§ **Provided information**
● ● ●

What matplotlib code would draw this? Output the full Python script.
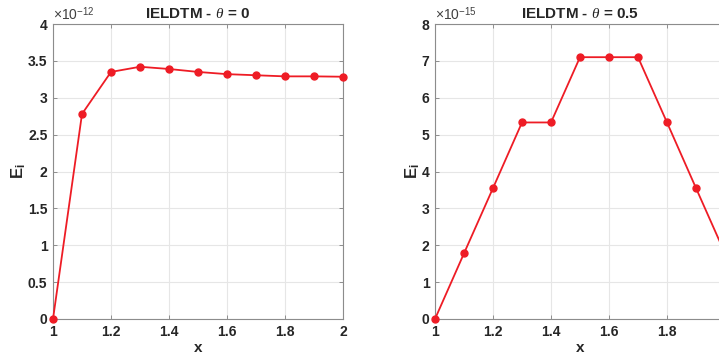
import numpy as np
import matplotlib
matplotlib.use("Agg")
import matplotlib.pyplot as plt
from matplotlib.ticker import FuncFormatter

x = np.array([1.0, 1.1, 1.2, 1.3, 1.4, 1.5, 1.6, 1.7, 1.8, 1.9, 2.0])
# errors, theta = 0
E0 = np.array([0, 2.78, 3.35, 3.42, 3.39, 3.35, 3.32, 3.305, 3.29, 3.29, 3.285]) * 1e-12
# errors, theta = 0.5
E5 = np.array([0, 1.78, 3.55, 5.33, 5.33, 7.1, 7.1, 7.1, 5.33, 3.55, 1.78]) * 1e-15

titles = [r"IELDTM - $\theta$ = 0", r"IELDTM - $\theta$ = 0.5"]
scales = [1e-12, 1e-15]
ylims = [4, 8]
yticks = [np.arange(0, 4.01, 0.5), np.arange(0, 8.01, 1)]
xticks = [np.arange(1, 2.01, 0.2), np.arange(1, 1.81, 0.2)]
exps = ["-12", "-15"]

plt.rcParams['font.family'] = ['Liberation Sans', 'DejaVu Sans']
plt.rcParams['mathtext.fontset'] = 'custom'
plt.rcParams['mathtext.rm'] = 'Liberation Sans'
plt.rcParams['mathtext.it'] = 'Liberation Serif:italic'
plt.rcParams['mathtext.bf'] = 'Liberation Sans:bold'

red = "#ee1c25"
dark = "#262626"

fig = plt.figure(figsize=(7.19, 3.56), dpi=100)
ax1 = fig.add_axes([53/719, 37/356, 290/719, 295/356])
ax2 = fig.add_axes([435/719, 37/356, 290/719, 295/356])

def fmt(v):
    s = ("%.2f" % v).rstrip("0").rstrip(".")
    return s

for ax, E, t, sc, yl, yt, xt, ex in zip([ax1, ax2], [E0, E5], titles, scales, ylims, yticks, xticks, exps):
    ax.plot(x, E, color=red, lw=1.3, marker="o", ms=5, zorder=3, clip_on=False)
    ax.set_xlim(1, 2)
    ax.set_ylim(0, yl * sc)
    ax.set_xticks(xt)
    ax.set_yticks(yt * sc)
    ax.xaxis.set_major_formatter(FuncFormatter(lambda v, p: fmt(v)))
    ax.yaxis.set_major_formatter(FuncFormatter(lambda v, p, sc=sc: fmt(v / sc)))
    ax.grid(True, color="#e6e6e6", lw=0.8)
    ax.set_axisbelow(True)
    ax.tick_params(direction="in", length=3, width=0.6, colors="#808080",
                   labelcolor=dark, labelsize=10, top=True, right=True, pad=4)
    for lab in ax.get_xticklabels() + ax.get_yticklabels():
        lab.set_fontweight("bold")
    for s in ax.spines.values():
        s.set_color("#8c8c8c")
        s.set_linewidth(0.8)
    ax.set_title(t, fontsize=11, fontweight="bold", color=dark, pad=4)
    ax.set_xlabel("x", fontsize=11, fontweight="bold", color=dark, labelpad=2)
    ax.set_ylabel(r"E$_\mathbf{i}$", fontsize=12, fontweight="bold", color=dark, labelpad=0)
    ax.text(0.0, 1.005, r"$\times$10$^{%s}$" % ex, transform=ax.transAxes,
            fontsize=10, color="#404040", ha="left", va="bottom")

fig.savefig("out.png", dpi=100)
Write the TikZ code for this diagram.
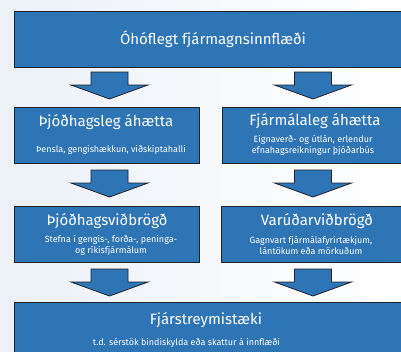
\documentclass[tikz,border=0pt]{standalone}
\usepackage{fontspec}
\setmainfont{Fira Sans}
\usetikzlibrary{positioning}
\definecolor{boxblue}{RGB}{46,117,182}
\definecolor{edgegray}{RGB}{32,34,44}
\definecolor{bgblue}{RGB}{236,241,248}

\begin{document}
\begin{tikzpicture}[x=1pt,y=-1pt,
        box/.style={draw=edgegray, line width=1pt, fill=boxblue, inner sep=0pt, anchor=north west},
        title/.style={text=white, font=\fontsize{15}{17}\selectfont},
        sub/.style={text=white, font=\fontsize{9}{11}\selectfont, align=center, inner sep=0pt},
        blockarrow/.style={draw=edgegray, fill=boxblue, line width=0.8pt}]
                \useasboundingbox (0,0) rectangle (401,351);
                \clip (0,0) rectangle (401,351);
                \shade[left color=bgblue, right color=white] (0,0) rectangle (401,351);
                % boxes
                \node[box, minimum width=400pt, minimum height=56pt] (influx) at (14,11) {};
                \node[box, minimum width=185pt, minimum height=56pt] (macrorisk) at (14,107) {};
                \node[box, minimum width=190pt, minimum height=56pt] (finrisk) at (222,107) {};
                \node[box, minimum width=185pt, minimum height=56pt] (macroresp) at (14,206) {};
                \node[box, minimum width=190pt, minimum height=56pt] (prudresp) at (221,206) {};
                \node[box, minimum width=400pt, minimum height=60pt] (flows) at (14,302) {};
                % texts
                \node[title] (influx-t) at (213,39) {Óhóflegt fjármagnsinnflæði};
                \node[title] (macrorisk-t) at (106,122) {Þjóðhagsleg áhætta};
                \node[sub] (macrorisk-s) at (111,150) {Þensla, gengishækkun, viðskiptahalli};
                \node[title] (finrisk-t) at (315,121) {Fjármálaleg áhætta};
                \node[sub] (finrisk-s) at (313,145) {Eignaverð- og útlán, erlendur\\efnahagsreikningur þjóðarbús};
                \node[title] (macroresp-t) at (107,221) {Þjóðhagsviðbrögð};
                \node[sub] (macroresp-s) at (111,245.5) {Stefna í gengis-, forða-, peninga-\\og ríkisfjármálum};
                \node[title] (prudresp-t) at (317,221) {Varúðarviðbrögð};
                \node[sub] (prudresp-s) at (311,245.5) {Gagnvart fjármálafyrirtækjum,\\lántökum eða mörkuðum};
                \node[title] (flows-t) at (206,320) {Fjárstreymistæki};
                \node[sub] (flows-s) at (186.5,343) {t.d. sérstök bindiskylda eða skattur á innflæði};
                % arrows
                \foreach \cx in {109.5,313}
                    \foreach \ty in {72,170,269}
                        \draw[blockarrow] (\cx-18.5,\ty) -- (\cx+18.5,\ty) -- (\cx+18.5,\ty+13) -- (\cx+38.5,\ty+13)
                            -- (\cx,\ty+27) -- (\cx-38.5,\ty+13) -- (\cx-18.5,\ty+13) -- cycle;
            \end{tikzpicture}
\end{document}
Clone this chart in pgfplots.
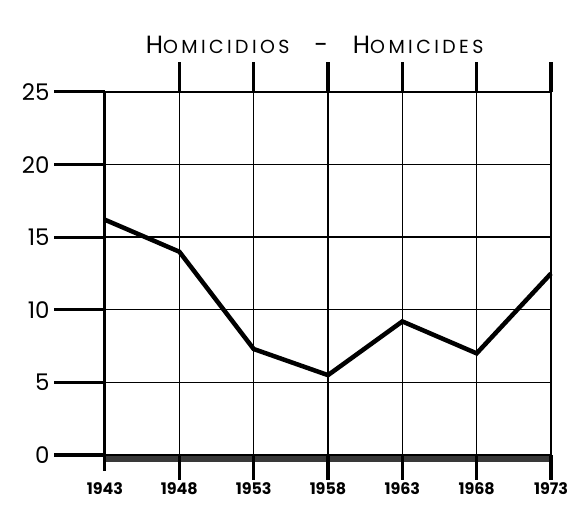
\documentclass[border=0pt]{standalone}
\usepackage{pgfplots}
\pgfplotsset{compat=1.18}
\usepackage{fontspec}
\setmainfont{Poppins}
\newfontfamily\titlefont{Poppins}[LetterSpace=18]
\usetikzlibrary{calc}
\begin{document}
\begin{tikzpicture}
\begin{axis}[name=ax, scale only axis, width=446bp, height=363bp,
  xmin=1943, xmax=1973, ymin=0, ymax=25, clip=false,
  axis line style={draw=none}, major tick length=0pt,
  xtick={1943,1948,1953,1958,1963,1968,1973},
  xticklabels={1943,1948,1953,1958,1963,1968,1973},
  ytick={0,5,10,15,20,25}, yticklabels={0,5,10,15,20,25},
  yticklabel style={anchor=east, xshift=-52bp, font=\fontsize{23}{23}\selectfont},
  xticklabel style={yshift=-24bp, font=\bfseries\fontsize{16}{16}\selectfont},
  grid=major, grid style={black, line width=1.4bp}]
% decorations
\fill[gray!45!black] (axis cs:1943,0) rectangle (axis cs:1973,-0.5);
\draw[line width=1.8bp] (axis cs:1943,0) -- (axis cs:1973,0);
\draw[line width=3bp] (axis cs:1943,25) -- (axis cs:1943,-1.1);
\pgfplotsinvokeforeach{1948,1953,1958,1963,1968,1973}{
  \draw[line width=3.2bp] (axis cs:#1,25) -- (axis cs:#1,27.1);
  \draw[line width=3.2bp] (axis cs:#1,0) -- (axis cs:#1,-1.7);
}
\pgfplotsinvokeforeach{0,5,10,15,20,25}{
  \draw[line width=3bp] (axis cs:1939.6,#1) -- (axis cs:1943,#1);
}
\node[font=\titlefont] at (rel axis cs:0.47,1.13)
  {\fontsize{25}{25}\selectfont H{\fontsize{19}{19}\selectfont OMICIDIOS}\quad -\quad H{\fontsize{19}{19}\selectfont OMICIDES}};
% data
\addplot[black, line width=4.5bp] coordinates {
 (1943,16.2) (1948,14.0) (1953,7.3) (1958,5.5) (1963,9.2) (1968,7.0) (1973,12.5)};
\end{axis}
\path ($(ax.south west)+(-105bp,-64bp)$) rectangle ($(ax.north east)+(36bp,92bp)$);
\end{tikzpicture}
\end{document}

● ● ●

Find the lines that include the string "matplotlib", then copy each of them.

§ **Response for this exercise**
What matplotlib code would draw this? Output the full Python script.
import matplotlib
matplotlib.use("Agg")
import matplotlib.pyplot as plt
from matplotlib.ticker import FuncFormatter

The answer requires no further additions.